Copy the records below exactly, starting at the line that contains "Convert this chart to Plotly code." and ending at the line that contains "import plotly.graph_objects as go"; leave out any pictures.

Exercise materials

------------------------

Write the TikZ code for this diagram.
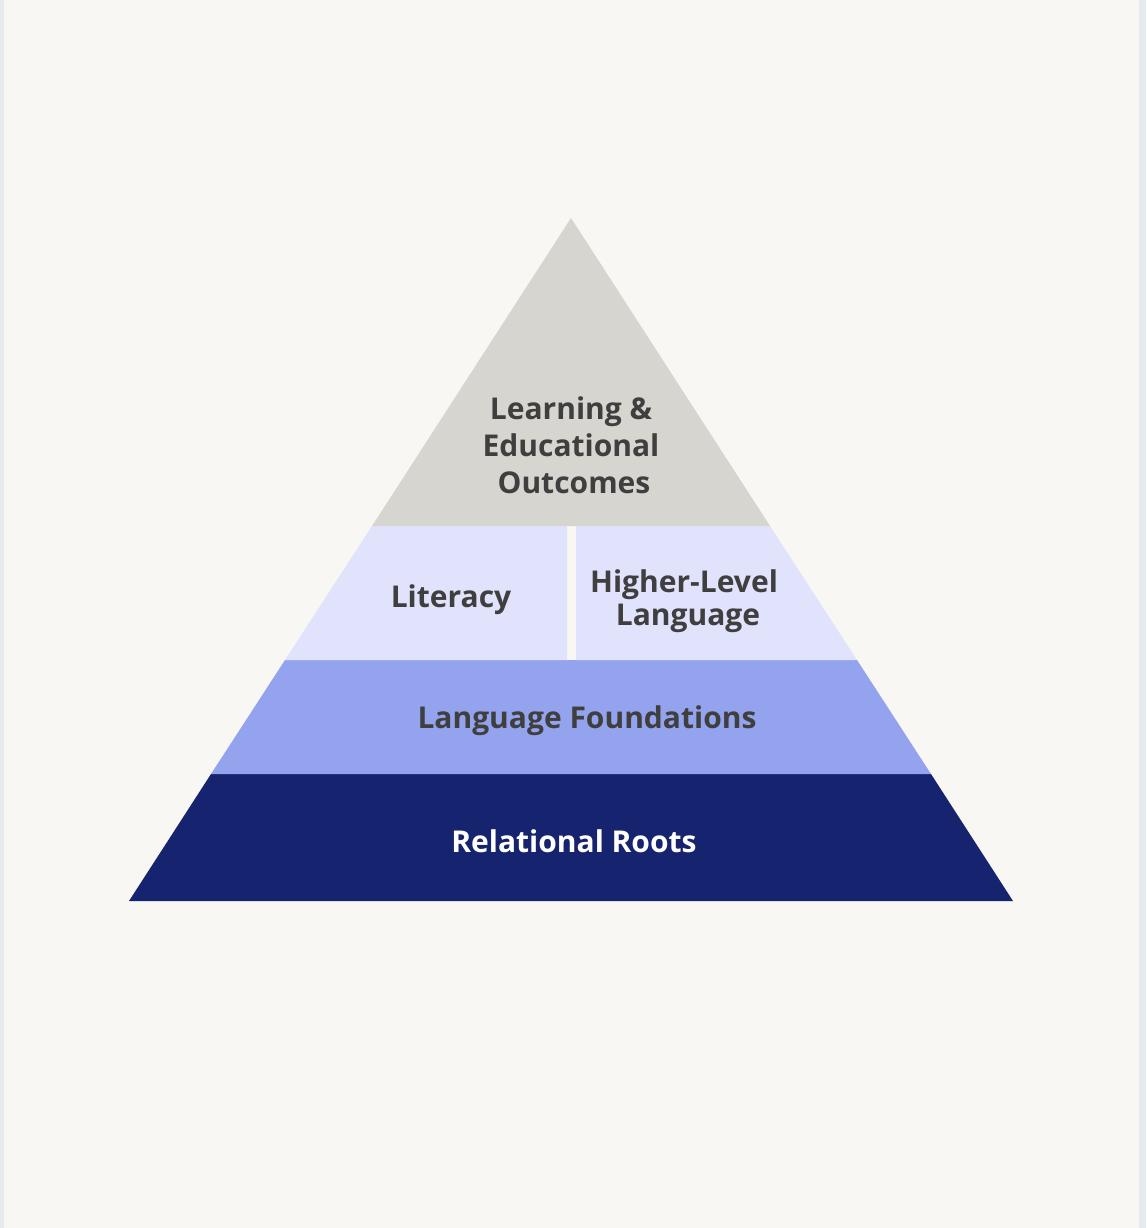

------------------------

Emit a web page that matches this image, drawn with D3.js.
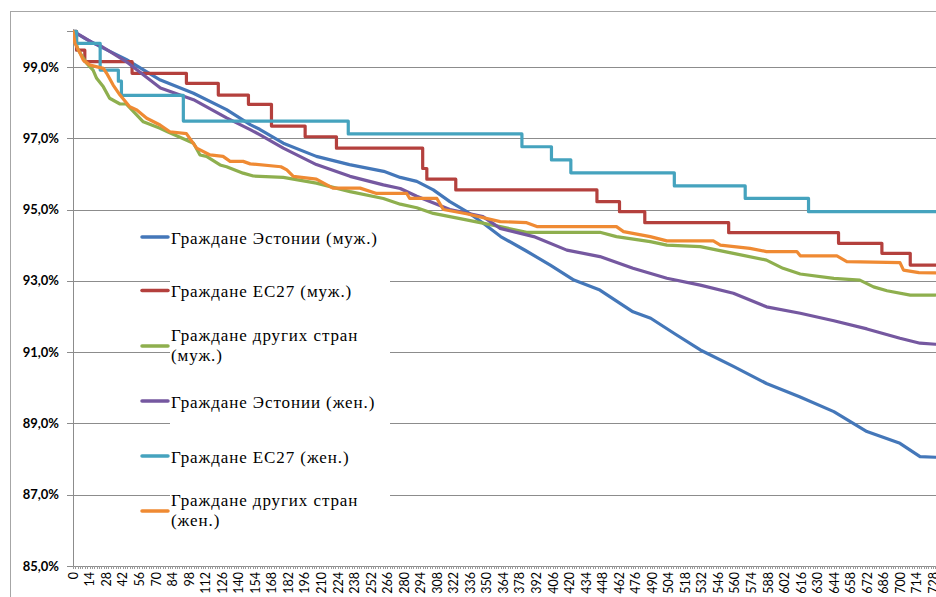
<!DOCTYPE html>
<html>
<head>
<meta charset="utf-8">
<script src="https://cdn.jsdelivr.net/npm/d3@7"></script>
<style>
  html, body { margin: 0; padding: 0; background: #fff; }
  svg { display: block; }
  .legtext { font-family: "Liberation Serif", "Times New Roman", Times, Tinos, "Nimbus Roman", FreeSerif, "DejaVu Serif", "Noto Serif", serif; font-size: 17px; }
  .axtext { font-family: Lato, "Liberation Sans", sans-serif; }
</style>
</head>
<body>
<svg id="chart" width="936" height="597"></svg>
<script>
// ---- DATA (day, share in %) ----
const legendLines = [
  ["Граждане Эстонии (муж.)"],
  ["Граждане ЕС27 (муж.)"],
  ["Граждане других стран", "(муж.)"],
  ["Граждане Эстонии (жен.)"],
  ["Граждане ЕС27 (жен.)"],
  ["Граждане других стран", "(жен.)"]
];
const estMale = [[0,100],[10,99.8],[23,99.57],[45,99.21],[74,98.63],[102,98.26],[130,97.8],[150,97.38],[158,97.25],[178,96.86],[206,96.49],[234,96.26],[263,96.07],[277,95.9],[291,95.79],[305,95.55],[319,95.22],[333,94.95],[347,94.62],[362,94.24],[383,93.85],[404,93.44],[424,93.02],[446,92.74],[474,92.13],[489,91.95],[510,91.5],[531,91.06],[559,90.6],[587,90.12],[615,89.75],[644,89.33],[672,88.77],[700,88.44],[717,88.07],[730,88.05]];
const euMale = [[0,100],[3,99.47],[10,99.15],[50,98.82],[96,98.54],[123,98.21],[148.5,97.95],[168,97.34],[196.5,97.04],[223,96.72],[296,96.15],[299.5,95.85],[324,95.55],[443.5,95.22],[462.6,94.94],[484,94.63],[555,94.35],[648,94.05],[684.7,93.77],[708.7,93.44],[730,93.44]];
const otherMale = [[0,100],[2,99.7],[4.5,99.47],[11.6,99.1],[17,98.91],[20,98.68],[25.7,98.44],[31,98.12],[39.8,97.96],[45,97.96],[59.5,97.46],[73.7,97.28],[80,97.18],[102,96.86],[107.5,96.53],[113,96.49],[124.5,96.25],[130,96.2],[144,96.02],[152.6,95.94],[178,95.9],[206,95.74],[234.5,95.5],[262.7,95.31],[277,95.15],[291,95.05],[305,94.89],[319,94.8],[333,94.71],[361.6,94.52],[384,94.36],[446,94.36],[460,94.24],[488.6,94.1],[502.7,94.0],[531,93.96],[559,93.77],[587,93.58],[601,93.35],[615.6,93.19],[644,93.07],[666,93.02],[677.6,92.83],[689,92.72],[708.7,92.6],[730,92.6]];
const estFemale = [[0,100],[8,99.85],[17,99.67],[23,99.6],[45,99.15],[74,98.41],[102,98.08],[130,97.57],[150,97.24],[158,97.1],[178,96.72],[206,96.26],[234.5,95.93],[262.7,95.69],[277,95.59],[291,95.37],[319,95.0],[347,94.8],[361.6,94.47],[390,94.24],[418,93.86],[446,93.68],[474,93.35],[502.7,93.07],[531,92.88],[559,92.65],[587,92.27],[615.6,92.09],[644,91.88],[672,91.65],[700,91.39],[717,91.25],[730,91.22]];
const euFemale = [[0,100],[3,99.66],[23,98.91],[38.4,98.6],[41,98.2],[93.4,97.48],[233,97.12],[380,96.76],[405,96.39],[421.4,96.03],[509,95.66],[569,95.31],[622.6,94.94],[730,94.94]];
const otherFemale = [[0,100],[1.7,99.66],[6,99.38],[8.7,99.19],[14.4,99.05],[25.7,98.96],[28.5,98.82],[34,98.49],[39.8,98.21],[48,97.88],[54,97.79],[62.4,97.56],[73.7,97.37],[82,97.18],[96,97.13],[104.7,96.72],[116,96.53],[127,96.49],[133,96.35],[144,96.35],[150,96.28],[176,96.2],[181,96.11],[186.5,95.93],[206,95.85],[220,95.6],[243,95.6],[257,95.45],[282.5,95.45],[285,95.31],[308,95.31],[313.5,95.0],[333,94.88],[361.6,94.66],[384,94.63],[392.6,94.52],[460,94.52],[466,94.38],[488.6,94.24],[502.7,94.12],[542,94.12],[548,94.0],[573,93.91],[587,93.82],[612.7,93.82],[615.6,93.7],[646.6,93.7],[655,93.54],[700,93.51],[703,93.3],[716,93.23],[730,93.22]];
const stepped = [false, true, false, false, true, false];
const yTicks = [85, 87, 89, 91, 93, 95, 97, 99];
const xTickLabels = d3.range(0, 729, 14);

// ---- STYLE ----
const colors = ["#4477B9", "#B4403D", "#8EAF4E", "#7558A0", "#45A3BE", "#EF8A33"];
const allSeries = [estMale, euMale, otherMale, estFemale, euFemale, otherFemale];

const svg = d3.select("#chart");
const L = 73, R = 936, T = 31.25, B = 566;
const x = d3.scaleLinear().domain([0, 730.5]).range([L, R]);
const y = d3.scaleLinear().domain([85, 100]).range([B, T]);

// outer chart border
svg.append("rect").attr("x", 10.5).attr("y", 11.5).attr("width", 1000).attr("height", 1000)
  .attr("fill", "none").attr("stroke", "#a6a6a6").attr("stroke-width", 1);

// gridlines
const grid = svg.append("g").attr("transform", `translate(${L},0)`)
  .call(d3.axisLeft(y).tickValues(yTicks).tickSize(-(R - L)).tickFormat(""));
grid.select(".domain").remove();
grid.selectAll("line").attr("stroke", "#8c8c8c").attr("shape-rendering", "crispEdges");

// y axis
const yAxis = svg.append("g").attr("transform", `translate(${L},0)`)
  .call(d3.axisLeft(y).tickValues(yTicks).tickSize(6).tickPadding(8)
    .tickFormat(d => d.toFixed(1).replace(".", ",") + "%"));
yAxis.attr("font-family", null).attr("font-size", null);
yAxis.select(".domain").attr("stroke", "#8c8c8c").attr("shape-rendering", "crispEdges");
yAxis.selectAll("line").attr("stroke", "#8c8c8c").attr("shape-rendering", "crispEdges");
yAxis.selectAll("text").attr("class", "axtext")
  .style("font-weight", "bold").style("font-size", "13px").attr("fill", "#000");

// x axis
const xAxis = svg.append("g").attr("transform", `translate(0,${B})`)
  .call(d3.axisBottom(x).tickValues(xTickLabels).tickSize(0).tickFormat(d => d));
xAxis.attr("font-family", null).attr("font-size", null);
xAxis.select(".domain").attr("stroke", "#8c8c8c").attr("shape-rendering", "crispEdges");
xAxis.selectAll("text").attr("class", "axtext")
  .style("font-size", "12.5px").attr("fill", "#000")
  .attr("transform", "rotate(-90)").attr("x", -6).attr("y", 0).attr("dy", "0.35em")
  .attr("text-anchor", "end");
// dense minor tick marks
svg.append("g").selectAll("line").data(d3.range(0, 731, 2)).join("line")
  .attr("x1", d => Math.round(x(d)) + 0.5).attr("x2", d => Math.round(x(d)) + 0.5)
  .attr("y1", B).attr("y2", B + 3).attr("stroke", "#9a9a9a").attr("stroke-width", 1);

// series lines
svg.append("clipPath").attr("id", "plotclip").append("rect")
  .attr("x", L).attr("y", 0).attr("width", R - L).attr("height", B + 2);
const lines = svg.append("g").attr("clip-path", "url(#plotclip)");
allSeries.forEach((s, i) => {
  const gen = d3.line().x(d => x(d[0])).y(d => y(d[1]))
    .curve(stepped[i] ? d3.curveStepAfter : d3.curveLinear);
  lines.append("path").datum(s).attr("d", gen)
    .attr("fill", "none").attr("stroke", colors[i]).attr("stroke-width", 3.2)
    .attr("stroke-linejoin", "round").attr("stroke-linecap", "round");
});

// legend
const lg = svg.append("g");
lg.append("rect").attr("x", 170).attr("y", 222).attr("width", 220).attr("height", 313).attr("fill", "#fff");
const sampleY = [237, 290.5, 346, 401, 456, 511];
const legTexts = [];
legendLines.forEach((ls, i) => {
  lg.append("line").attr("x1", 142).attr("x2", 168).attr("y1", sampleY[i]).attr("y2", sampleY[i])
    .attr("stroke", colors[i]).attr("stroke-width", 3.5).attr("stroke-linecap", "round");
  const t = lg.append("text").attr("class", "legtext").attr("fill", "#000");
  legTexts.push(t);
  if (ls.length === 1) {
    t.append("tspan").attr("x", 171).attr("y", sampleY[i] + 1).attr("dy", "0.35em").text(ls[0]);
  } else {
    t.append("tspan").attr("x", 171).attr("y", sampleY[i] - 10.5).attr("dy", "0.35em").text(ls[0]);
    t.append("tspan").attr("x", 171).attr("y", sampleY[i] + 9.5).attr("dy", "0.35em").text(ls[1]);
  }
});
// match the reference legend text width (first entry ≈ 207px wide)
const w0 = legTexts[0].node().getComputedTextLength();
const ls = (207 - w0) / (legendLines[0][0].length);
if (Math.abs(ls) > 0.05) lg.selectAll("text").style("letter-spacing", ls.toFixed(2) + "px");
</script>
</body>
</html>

------------------------

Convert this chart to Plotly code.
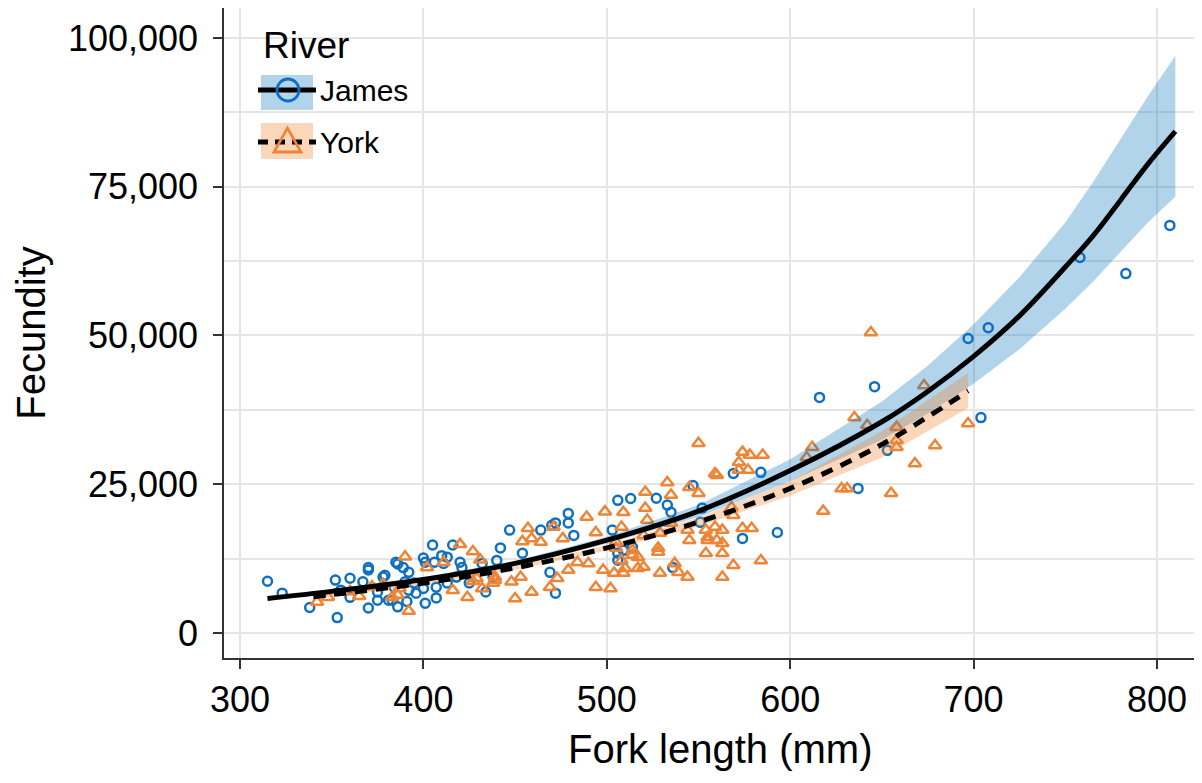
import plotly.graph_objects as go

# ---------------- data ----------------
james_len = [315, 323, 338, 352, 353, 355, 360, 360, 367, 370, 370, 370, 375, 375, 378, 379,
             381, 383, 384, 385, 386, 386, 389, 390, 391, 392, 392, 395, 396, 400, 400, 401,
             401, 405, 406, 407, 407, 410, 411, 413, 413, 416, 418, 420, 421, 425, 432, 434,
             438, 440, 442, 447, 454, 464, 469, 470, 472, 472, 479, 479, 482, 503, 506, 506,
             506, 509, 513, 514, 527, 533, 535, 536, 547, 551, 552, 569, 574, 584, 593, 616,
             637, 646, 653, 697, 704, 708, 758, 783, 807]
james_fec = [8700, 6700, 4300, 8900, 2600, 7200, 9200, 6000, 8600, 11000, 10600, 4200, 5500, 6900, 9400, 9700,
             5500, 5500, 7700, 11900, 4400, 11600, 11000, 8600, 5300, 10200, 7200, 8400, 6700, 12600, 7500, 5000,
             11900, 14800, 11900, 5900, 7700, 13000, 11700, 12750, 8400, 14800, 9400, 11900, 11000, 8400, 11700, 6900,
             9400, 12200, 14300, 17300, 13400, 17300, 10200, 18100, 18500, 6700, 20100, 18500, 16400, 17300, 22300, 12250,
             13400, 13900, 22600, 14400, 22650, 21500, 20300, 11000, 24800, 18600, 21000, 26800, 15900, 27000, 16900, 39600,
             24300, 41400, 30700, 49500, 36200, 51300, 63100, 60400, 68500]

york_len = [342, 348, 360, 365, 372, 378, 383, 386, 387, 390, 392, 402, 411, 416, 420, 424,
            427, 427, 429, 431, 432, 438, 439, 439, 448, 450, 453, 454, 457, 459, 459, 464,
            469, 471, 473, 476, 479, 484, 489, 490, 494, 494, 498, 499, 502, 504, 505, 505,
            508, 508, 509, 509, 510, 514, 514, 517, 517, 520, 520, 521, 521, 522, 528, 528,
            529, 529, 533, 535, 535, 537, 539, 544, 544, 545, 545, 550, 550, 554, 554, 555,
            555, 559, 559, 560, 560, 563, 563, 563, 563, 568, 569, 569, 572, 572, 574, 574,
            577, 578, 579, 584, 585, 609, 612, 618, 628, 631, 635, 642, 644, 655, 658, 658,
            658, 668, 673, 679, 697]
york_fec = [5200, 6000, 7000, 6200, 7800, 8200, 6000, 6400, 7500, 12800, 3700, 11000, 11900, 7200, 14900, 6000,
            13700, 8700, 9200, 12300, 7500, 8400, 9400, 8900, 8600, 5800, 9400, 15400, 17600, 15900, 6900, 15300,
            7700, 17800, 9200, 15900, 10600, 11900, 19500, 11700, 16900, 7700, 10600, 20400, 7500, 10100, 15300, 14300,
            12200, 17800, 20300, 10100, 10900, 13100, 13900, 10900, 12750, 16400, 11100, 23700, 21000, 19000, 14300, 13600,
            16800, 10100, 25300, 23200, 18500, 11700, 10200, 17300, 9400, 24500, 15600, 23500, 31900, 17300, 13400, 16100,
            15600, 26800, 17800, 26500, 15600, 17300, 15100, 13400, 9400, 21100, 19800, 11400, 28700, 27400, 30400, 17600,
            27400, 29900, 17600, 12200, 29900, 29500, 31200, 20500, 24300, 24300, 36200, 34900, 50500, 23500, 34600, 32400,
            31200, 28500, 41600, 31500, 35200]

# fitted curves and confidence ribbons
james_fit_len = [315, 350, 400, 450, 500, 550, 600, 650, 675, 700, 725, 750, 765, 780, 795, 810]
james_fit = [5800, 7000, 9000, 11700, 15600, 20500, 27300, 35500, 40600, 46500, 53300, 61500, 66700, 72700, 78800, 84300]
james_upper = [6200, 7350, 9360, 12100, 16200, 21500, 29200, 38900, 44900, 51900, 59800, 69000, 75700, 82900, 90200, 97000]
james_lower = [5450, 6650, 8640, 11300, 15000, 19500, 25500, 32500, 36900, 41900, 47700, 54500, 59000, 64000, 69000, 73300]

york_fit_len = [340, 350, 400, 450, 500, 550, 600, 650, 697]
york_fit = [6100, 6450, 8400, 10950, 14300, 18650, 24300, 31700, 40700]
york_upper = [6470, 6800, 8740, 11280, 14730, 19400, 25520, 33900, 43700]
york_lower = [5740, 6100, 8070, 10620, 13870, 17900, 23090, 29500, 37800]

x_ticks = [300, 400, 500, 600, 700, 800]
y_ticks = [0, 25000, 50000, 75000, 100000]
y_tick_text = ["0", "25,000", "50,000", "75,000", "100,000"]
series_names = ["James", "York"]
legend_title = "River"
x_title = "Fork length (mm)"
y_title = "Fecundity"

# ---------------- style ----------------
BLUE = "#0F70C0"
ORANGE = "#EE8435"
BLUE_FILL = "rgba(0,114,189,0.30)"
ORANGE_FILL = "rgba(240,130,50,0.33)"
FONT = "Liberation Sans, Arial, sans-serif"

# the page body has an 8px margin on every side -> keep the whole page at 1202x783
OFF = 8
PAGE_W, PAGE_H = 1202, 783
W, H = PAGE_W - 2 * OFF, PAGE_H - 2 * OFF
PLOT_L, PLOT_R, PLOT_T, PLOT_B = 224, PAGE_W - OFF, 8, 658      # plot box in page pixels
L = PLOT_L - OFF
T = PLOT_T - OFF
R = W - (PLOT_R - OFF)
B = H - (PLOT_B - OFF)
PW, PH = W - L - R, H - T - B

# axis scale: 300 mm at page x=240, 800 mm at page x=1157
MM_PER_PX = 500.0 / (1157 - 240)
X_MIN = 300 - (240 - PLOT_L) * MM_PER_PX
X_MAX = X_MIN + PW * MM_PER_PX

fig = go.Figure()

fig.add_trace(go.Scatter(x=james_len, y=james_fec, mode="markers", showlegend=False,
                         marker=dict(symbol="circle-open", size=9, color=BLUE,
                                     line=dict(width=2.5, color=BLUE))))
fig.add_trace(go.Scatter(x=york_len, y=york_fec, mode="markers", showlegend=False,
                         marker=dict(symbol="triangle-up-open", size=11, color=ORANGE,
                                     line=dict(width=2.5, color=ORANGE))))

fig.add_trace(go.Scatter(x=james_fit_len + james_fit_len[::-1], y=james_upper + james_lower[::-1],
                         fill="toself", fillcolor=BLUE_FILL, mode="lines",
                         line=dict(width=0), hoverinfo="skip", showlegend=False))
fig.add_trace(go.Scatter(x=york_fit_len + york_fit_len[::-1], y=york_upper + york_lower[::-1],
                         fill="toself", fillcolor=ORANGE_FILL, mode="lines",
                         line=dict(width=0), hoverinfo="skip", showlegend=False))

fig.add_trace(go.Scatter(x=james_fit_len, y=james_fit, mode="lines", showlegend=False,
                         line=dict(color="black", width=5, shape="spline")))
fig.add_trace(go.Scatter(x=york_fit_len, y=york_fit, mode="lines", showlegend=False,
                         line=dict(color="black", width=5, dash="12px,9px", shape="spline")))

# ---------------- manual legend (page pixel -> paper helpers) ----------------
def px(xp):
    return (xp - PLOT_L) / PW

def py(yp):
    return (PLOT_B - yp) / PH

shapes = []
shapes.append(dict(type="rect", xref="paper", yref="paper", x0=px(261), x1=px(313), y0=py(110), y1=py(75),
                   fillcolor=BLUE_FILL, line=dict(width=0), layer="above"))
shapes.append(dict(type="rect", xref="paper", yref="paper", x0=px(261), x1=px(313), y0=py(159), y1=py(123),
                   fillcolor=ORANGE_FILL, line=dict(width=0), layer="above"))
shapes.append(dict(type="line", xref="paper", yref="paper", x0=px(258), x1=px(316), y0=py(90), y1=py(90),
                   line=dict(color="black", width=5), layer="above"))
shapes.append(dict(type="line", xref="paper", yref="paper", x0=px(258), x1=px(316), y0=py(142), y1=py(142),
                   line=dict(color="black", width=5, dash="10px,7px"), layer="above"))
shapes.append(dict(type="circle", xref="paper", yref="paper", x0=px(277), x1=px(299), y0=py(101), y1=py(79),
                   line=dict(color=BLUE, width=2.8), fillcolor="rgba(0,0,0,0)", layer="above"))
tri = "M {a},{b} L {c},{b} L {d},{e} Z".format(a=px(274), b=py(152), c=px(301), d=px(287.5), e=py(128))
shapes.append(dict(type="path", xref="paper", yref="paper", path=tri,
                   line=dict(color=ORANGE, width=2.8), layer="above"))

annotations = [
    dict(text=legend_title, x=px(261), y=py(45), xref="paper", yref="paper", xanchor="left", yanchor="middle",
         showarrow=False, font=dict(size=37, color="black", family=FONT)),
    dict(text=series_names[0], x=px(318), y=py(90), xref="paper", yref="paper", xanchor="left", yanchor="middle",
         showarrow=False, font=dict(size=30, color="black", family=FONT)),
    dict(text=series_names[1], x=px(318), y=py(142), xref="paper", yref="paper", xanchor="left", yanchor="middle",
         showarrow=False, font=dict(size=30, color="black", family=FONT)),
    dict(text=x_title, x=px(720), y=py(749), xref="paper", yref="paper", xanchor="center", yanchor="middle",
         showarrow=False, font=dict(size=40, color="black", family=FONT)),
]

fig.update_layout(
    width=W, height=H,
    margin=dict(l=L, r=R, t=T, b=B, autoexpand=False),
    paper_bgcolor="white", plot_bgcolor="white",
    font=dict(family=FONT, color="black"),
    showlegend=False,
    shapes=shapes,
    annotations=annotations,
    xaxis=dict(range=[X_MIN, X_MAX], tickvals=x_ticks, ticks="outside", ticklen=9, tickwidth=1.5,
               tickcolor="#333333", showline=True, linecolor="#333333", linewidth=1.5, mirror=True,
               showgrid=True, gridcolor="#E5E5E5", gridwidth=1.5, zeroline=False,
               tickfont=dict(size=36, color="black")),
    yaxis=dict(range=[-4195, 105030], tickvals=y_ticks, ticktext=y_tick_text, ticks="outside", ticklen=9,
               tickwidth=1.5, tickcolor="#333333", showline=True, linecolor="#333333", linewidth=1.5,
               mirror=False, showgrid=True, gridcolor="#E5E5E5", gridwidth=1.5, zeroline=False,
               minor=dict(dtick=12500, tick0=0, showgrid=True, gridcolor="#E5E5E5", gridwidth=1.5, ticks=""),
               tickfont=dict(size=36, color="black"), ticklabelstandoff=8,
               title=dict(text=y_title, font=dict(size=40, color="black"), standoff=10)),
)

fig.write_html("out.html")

------------------------

Answer in full
Convert this chart to Plotly code.
import plotly.graph_objects as go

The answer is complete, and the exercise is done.